Data:
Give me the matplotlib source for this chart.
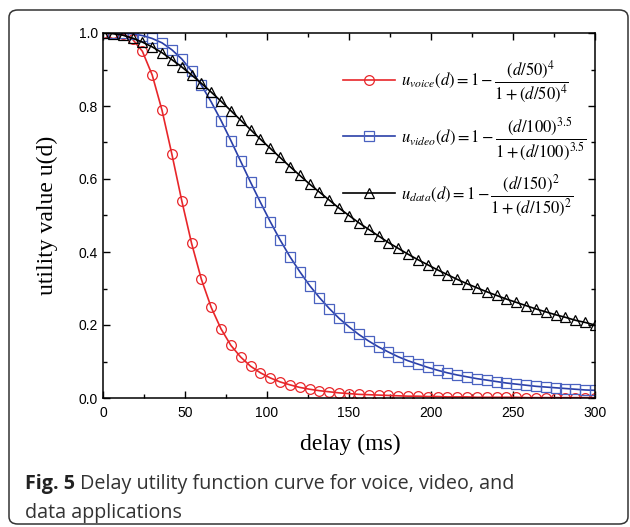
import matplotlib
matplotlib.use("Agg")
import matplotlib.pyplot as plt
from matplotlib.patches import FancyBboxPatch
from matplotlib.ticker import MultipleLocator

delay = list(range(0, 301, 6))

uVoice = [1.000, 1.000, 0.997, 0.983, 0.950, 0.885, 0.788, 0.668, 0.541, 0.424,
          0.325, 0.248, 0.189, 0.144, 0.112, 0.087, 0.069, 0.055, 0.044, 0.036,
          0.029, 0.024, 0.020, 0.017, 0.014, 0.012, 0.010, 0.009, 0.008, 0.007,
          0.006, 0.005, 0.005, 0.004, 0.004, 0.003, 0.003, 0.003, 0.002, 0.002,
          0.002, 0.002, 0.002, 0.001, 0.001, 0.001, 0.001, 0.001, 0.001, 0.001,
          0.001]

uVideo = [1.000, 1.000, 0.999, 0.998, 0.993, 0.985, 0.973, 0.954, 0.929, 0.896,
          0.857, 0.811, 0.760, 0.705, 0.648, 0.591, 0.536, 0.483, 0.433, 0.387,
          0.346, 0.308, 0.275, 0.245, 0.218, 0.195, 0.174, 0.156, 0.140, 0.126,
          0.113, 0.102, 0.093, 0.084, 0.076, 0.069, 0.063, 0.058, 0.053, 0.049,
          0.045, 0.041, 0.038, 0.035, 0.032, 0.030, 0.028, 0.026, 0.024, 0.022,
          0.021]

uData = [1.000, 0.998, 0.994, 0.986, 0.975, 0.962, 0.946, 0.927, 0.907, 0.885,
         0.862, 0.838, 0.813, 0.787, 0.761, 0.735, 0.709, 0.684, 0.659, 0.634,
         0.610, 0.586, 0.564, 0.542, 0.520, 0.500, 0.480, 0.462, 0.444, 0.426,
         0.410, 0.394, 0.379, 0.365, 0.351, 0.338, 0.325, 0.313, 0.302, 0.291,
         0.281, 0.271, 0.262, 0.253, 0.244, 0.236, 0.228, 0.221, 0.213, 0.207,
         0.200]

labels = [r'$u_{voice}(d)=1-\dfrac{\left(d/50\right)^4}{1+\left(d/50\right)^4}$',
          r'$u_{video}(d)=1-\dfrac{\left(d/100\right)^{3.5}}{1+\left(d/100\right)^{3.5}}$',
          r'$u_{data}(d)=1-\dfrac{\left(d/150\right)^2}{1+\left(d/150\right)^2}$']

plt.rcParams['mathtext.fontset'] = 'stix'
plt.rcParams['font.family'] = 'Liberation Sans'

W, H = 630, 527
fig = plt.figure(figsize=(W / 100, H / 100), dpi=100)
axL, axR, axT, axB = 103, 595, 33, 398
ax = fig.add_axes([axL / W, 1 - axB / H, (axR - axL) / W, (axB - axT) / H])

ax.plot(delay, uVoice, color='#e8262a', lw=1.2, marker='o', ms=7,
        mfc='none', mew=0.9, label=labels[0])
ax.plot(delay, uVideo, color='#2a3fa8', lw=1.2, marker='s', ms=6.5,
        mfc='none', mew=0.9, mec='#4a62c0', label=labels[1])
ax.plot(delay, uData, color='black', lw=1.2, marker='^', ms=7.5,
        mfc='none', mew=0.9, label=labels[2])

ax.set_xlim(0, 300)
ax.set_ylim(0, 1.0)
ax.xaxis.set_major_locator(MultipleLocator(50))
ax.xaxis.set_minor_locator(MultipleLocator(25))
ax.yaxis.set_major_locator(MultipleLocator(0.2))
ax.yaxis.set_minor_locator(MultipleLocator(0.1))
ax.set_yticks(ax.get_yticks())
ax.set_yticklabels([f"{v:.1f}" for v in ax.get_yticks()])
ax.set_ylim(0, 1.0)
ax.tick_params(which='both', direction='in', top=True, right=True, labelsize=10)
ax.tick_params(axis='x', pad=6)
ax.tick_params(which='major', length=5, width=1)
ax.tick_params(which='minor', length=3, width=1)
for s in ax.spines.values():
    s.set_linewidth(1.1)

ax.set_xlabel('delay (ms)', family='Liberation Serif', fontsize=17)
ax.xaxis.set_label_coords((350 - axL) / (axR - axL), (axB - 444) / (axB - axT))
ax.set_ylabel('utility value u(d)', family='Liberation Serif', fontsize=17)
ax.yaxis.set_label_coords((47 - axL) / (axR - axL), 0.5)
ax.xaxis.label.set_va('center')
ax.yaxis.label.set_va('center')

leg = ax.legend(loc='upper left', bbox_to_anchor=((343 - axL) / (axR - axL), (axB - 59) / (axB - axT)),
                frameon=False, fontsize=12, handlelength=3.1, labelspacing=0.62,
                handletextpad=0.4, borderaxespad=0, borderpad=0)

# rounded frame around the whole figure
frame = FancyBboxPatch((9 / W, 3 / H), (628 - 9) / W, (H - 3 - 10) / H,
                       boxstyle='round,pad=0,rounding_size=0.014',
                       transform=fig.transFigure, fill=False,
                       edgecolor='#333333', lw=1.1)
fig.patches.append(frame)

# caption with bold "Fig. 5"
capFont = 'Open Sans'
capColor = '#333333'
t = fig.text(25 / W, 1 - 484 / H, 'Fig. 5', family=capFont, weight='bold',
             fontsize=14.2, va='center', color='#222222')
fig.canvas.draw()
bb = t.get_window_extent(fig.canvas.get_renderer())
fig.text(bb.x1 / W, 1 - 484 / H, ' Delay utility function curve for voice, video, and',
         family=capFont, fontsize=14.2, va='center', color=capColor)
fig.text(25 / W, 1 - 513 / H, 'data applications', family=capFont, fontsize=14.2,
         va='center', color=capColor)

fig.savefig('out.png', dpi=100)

Set task:
State how many lines above contain the string "matplotlib", with no other words.

Solution to the problem:
6